Comedy is a matter of personal preferences, and as such, the success or failure of a sketch show is always going to be up to personal preferences in comedy. So when looking at Blind Mirth’s last sketch show, Mirth Control, I found a weird intersection between two disparate comedic tastes of mine. And while this was unexpected, it certainly wasn’t unwelcome.
Because of the off the cuff nature of improv, sketch shows written by improv groups tend to lean towards silliness and absurdity in their comedic style, which is something I love. I like it when scenes can make fundamentally no sense in a realistic context but can still be funny because of their outlandishness.
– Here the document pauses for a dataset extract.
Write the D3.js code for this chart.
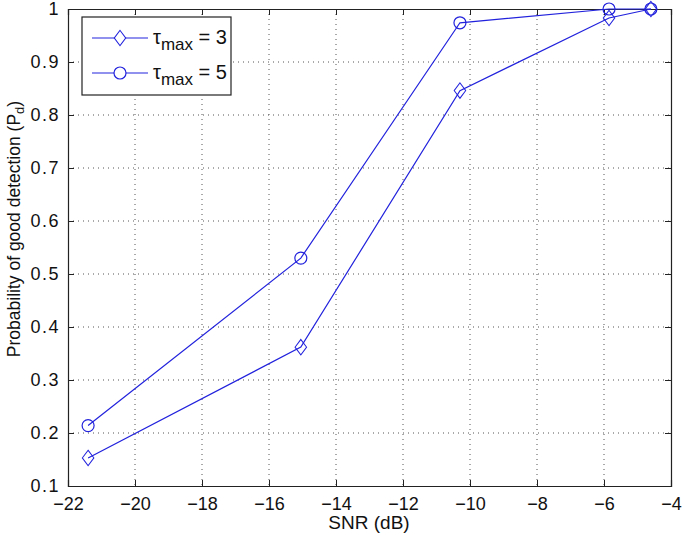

However, I also like sketch shows that are loud and in your face, that are grounded in a little bit of reality, but whose silliness is overstepped by its loudness. It’s like comparing Monty Python and the Whitest Kids U Know. Mirth Control sat between the two approaches
The sketches themselves had a wide range of subject matter, from primary school sports days in times of political turmoil, to Dragon’s Den in the stone age, to the process of exercising a demon. Many of these sketches kept the loose, improvisational feel of an average Blind mirth evening, just with a little bit more structure to them. Others, on the other hand, moved away from the silliness, and towards a bit louder, more in your face comedy. I’m not one to be offended by a few Nazi jokes, but there were definitely a lot of them, to the point that it bordered on excess.
Despite straying from the lighthearted silliness that Blind Mirth is known for, Mirth Control was still a hilarious sketch show. I spent half the time doubled over from laughter. Props go out to the whole team, especially to Harrison Roberts, who stole every moment he was on stage. All in all, Mirth Control might not have been Blind Mirth’s strongest show, but it was definitely a good time.